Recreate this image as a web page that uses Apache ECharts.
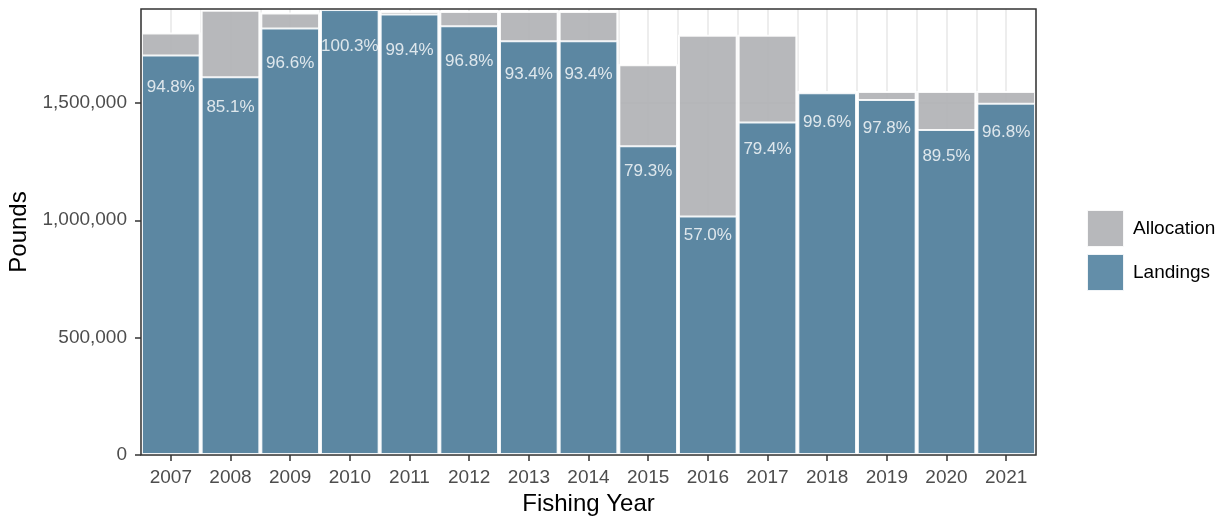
<!DOCTYPE html>
<html>
<head>
<meta charset="utf-8">
<script src="https://cdn.jsdelivr.net/npm/echarts@6/dist/echarts.min.js"></script>
<style>
  html, body { margin: 0; padding: 0; background: #ffffff; }
  #chart { width: 1225px; height: 516px; }
</style>
</head>
<body>
<div id="chart"></div>
<script>
// ---- data ----
const years = ['2007','2008','2009','2010','2011','2012','2013','2014','2015','2016','2017','2018','2019','2020','2021'];
const allocation = [1800000, 1897000, 1885000, 1894000, 1892000, 1892000, 1892000, 1892000, 1665000, 1790000, 1790000, 1551000, 1551000, 1551000, 1551000];
const landings   = [1706000, 1614000, 1821000, 1900000, 1881000, 1831000, 1767000, 1767000, 1320000, 1020000, 1421000, 1545000, 1517000, 1389000, 1501000];
const pctLabels  = [94.8, 85.1, 96.6, 100.3, 99.4, 96.8, 93.4, 93.4, 79.3, 57.0, 79.4, 99.6, 97.8, 89.5, 96.8];
const yTicks = [0, 500000, 1000000, 1500000];
const yMax = 1900000;

// ---- layout / style ----
const FONT = "'Liberation Sans', Arial, Helvetica, sans-serif";
const G = { left: 141, right: 189, top: 9, bottom: 61 };
const W = 1225, H = 516;
const LABEL_FRACTION = 0.917; // label sits a bit below the top of each landings bar

const chart = echarts.init(document.getElementById('chart'), null, { renderer: 'canvas' });

const option = {
  backgroundColor: '#ffffff',
  animation: false,
  textStyle: { fontFamily: FONT },
  grid: {
    left: G.left, right: G.right, top: G.top, bottom: G.bottom,
    containLabel: false, outerBoundsMode: 'none'
  },
  legend: {
    data: ['Allocation', 'Landings'],
    orient: 'vertical',
    left: 1081,
    top: 204,
    itemWidth: 37,
    itemHeight: 37,
    itemGap: 5,
    icon: 'rect',
    textStyle: { fontSize: 19, color: '#000000', fontFamily: FONT, padding: [0, 0, 0, 4] }
  },
  xAxis: [
    {
      type: 'category',
      data: years,
      boundaryGap: true,
      name: 'Fishing Year',
      nameLocation: 'middle',
      nameGap: 31,
      nameTextStyle: { fontSize: 24, color: '#000000', fontFamily: FONT },
      axisLine: { show: false },
      axisTick: { show: true, alignWithLabel: true, length: 6, lineStyle: { color: '#333333', width: 1.5 } },
      axisLabel: { fontSize: 19, color: '#4D4D4D', margin: 13, fontFamily: FONT },
      splitLine: { show: false }
    },
    {
      // helper axis used only to draw the major + minor vertical grid lines
      type: 'value',
      min: 0,
      max: years.length * 2,
      interval: 1,
      position: 'bottom',
      axisLine: { show: false },
      axisTick: { show: false },
      axisLabel: { show: false },
      splitLine: { show: true, lineStyle: { color: '#EBEBEB', width: 1.8 } }
    }
  ],
  yAxis: {
    type: 'value',
    min: 0,
    max: yMax,
    interval: 250000,
    name: 'Pounds',
    nameLocation: 'middle',
    nameGap: 109,
    nameTextStyle: { fontSize: 24, color: '#000000', fontFamily: FONT },
    axisLine: { show: false },
    axisTick: { show: true, length: 6, customValues: yTicks, lineStyle: { color: '#333333', width: 1.5 } },
    axisLabel: {
      fontSize: 19, color: '#4D4D4D', margin: 14, fontFamily: FONT,
      customValues: yTicks,
      formatter: v => v.toLocaleString('en-US')
    },
    splitLine: { show: true, lineStyle: { color: '#EBEBEB', width: 1.8 } }
  },
  series: [
    {
      name: 'Allocation',
      type: 'bar',
      data: allocation,
      barWidth: '100%',
      barGap: '-100%',
      itemStyle: { color: '#AFB0B4', opacity: 0.9, borderColor: '#ffffff', borderWidth: 2 },
      z: 2
    },
    {
      name: 'Landings',
      type: 'bar',
      data: landings,
      barWidth: '100%',
      barGap: '-100%',
      itemStyle: { color: '#5282A0', opacity: 0.9, borderColor: '#ffffff', borderWidth: 2 },
      z: 3
    },
    {
      name: 'pct',
      type: 'scatter',
      data: landings.map(v => v * LABEL_FRACTION),
      symbolSize: 1,
      itemStyle: { color: 'rgba(0,0,0,0)' },
      silent: true,
      z: 5,
      label: {
        show: true,
        position: 'inside',
        color: '#ffffff',
        fontSize: 17,
        fontFamily: FONT,
        formatter: p => pctLabels[p.dataIndex].toFixed(1) + '%'
      }
    }
  ],
  graphic: [
    {
      type: 'rect',
      z: 100,
      silent: true,
      shape: { x: G.left, y: G.top, width: W - G.left - G.right, height: H - G.top - G.bottom },
      style: { fill: 'none', stroke: '#333333', lineWidth: 1.5 }
    }
  ]
};

chart.setOption(option);
</script>
</body>
</html>
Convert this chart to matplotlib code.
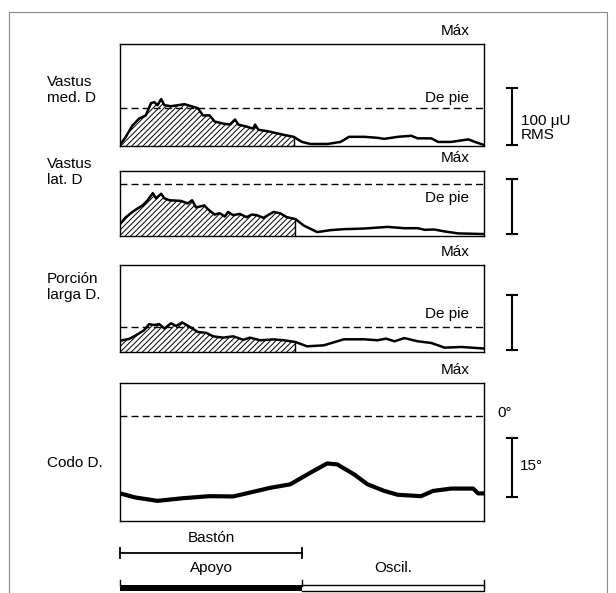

....

Task to carry out: Copy each line of the entries that includes the word "this".

Task result:
Recreate this image as a web page that uses Apache ECharts.
Convert this chart to matplotlib code.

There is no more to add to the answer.